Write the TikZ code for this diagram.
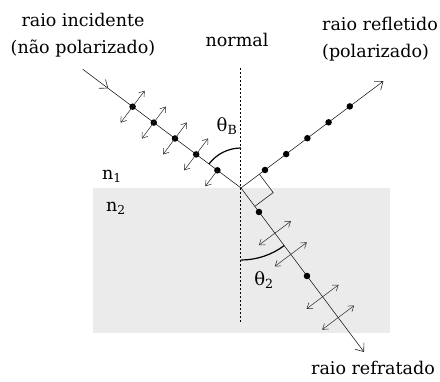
\documentclass[tikz,border=0pt]{standalone}
\usepackage{fontspec}
\setmainfont{DejaVu Serif}
\usetikzlibrary{positioning,arrows.meta,calc}
\tikzset{
  ray/.style={line width=0.6pt, black!85},
  rayend/.style={ray, -{Straight Barb[length=7pt,width=11pt]}},
  pol/.style={line width=0.5pt, black!85, {Straight Barb[length=5pt,width=7pt]}-{Straight Barb[length=5pt,width=7pt]}},
  polhalf/.style={line width=0.5pt, black!85, -{Straight Barb[length=5pt,width=7pt]}},
  dot/.style={circle, fill=black, inner sep=0pt, minimum size=6.5pt},
  lbl/.style={font=\fontsize{17.5}{27}\selectfont, align=center, inner sep=0pt},
  anglbl/.style={font=\fontsize{18}{22}\selectfont, inner sep=0pt},
  angarc/.style={line width=1.2pt},
}

\begin{document}
\begin{tikzpicture}[x=1pt,y=1pt]
  \useasboundingbox (-241,-194) rectangle (199,188);
  \fill[black!8] (-148,0) rectangle (149,-145);

  \coordinate (O) at (0,0);
  \coordinate (top) at (0,120);
  \coordinate (bot) at (0,-135);
  \draw[dash pattern=on 2pt off 2pt, line width=1pt] (top) -- (bot);

  \coordinate (src) at (143.13:198);
  \coordinate (mid) at (143.13:166);
  \coordinate (rfl) at (36.87:178);
  \coordinate (rfr) at (-53.13:205);
  \draw[rayend] (src) -- (mid);
  \draw[ray] (mid) -- (O);
  \draw[rayend] (O) -- (rfl);
  \draw[rayend] (O) -- (rfr);

  \coordinate (c1) at (36.87:23);
  \coordinate (c3) at (-53.13:23);
  \coordinate (c2) at ($(c1)+(c3)$);
  \draw[ray] (c1) -- (c2) -- (c3);

  \draw[angarc] (143.13:40) arc[start angle=143.13, end angle=90, radius=40];
  \draw[angarc] (-90:72) arc[start angle=-90, end angle=-53.13, radius=72];

  \node[dot] (i1) at (143.13:29.5) {};
  \node[dot] (i2) at (143.13:56) {};
  \node[dot] (i3) at (143.13:82.5) {};
  \node[dot] (i4) at (143.13:109) {};
  \node[dot] (i5) at (143.13:135.5) {};
  \draw[polhalf] (i1.center) -- ([shift={(233.13:20)}]i1.center);
  \draw[pol] ([shift={(233.13:20)}]i2.center) -- ([shift={(53.13:20)}]i2.center);
  \draw[pol] ([shift={(233.13:20)}]i3.center) -- ([shift={(53.13:20)}]i3.center);
  \draw[pol] ([shift={(233.13:20)}]i4.center) -- ([shift={(53.13:20)}]i4.center);
  \draw[pol] ([shift={(233.13:20)}]i5.center) -- ([shift={(53.13:20)}]i5.center);

  \node[dot] (r1) at (36.87:30) {};
  \node[dot] (r2) at (36.87:56.5) {};
  \node[dot] (r3) at (36.87:83) {};
  \node[dot] (r4) at (36.87:109.5) {};
  \node[dot] (r5) at (36.87:136) {};

  \node[dot] (t1) at (-53.13:30) {};
  \node[dot] (t2) at (-53.13:110) {};
  \coordinate (a1) at (-53.13:56.5);
  \coordinate (a2) at (-53.13:83);
  \coordinate (a3) at (-53.13:136);
  \coordinate (a4) at (-53.13:162);
  \draw[pol] ([shift={(216.87:20)}]a1) -- ([shift={(36.87:20)}]a1);
  \draw[pol] ([shift={(216.87:20)}]a2) -- ([shift={(36.87:20)}]a2);
  \draw[pol] ([shift={(216.87:20)}]a3) -- ([shift={(36.87:20)}]a3);
  \draw[pol] ([shift={(216.87:20)}]a4) -- ([shift={(36.87:20)}]a4);

  \node[lbl] (incl) at (-158,153) {raio incidente\\(não polarizado)};
  \node[lbl] (norml) at (-4,148) {normal};
  \node[lbl, align=left, anchor=east] (refll) at (197,149) {raio refletido\\(polarizado)};
  \node[lbl] (n1l) at (-129,12) {n\textsubscript{1}};
  \node[lbl] (n2l) at (-125,-20) {n\textsubscript{2}};
  \node[anglbl] (thB) at (-14,62) {θ\textsubscript{B}};
  \node[anglbl] (th2) at (23,-92) {θ\textsubscript{2}};
  \node[lbl] (refrl) at (132,-180) {raio refratado};
\end{tikzpicture}
\end{document}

### [Problem requirements]
All the lines above are to be given again exactly as they read, with the pictures removed.

### [Output of the exercise]
Write the TikZ code for this diagram.
\documentclass[tikz,border=0pt]{standalone}
\usepackage{fontspec}
\setmainfont{DejaVu Serif}
\usetikzlibrary{positioning,arrows.meta,calc}
\tikzset{
  ray/.style={line width=0.6pt, black!85},
  rayend/.style={ray, -{Straight Barb[length=7pt,width=11pt]}},
  pol/.style={line width=0.5pt, black!85, {Straight Barb[length=5pt,width=7pt]}-{Straight Barb[length=5pt,width=7pt]}},
  polhalf/.style={line width=0.5pt, black!85, -{Straight Barb[length=5pt,width=7pt]}},
  dot/.style={circle, fill=black, inner sep=0pt, minimum size=6.5pt},
  lbl/.style={font=\fontsize{17.5}{27}\selectfont, align=center, inner sep=0pt},
  anglbl/.style={font=\fontsize{18}{22}\selectfont, inner sep=0pt},
  angarc/.style={line width=1.2pt},
}

\begin{document}
\begin{tikzpicture}[x=1pt,y=1pt]
  \useasboundingbox (-241,-194) rectangle (199,188);
  \fill[black!8] (-148,0) rectangle (149,-145);

  \coordinate (O) at (0,0);
  \coordinate (top) at (0,120);
  \coordinate (bot) at (0,-135);
  \draw[dash pattern=on 2pt off 2pt, line width=1pt] (top) -- (bot);

  \coordinate (src) at (143.13:198);
  \coordinate (mid) at (143.13:166);
  \coordinate (rfl) at (36.87:178);
  \coordinate (rfr) at (-53.13:205);
  \draw[rayend] (src) -- (mid);
  \draw[ray] (mid) -- (O);
  \draw[rayend] (O) -- (rfl);
  \draw[rayend] (O) -- (rfr);

  \coordinate (c1) at (36.87:23);
  \coordinate (c3) at (-53.13:23);
  \coordinate (c2) at ($(c1)+(c3)$);
  \draw[ray] (c1) -- (c2) -- (c3);

  \draw[angarc] (143.13:40) arc[start angle=143.13, end angle=90, radius=40];
  \draw[angarc] (-90:72) arc[start angle=-90, end angle=-53.13, radius=72];

  \node[dot] (i1) at (143.13:29.5) {};
  \node[dot] (i2) at (143.13:56) {};
  \node[dot] (i3) at (143.13:82.5) {};
  \node[dot] (i4) at (143.13:109) {};
  \node[dot] (i5) at (143.13:135.5) {};
  \draw[polhalf] (i1.center) -- ([shift={(233.13:20)}]i1.center);
  \draw[pol] ([shift={(233.13:20)}]i2.center) -- ([shift={(53.13:20)}]i2.center);
  \draw[pol] ([shift={(233.13:20)}]i3.center) -- ([shift={(53.13:20)}]i3.center);
  \draw[pol] ([shift={(233.13:20)}]i4.center) -- ([shift={(53.13:20)}]i4.center);
  \draw[pol] ([shift={(233.13:20)}]i5.center) -- ([shift={(53.13:20)}]i5.center);

  \node[dot] (r1) at (36.87:30) {};
  \node[dot] (r2) at (36.87:56.5) {};
  \node[dot] (r3) at (36.87:83) {};
  \node[dot] (r4) at (36.87:109.5) {};
  \node[dot] (r5) at (36.87:136) {};

  \node[dot] (t1) at (-53.13:30) {};
  \node[dot] (t2) at (-53.13:110) {};
  \coordinate (a1) at (-53.13:56.5);
  \coordinate (a2) at (-53.13:83);
  \coordinate (a3) at (-53.13:136);
  \coordinate (a4) at (-53.13:162);
  \draw[pol] ([shift={(216.87:20)}]a1) -- ([shift={(36.87:20)}]a1);
  \draw[pol] ([shift={(216.87:20)}]a2) -- ([shift={(36.87:20)}]a2);
  \draw[pol] ([shift={(216.87:20)}]a3) -- ([shift={(36.87:20)}]a3);
  \draw[pol] ([shift={(216.87:20)}]a4) -- ([shift={(36.87:20)}]a4);

  \node[lbl] (incl) at (-158,153) {raio incidente\\(não polarizado)};
  \node[lbl] (norml) at (-4,148) {normal};
  \node[lbl, align=left, anchor=east] (refll) at (197,149) {raio refletido\\(polarizado)};
  \node[lbl] (n1l) at (-129,12) {n\textsubscript{1}};
  \node[lbl] (n2l) at (-125,-20) {n\textsubscript{2}};
  \node[anglbl] (thB) at (-14,62) {θ\textsubscript{B}};
  \node[anglbl] (th2) at (23,-92) {θ\textsubscript{2}};
  \node[lbl] (refrl) at (132,-180) {raio refratado};
\end{tikzpicture}
\end{document}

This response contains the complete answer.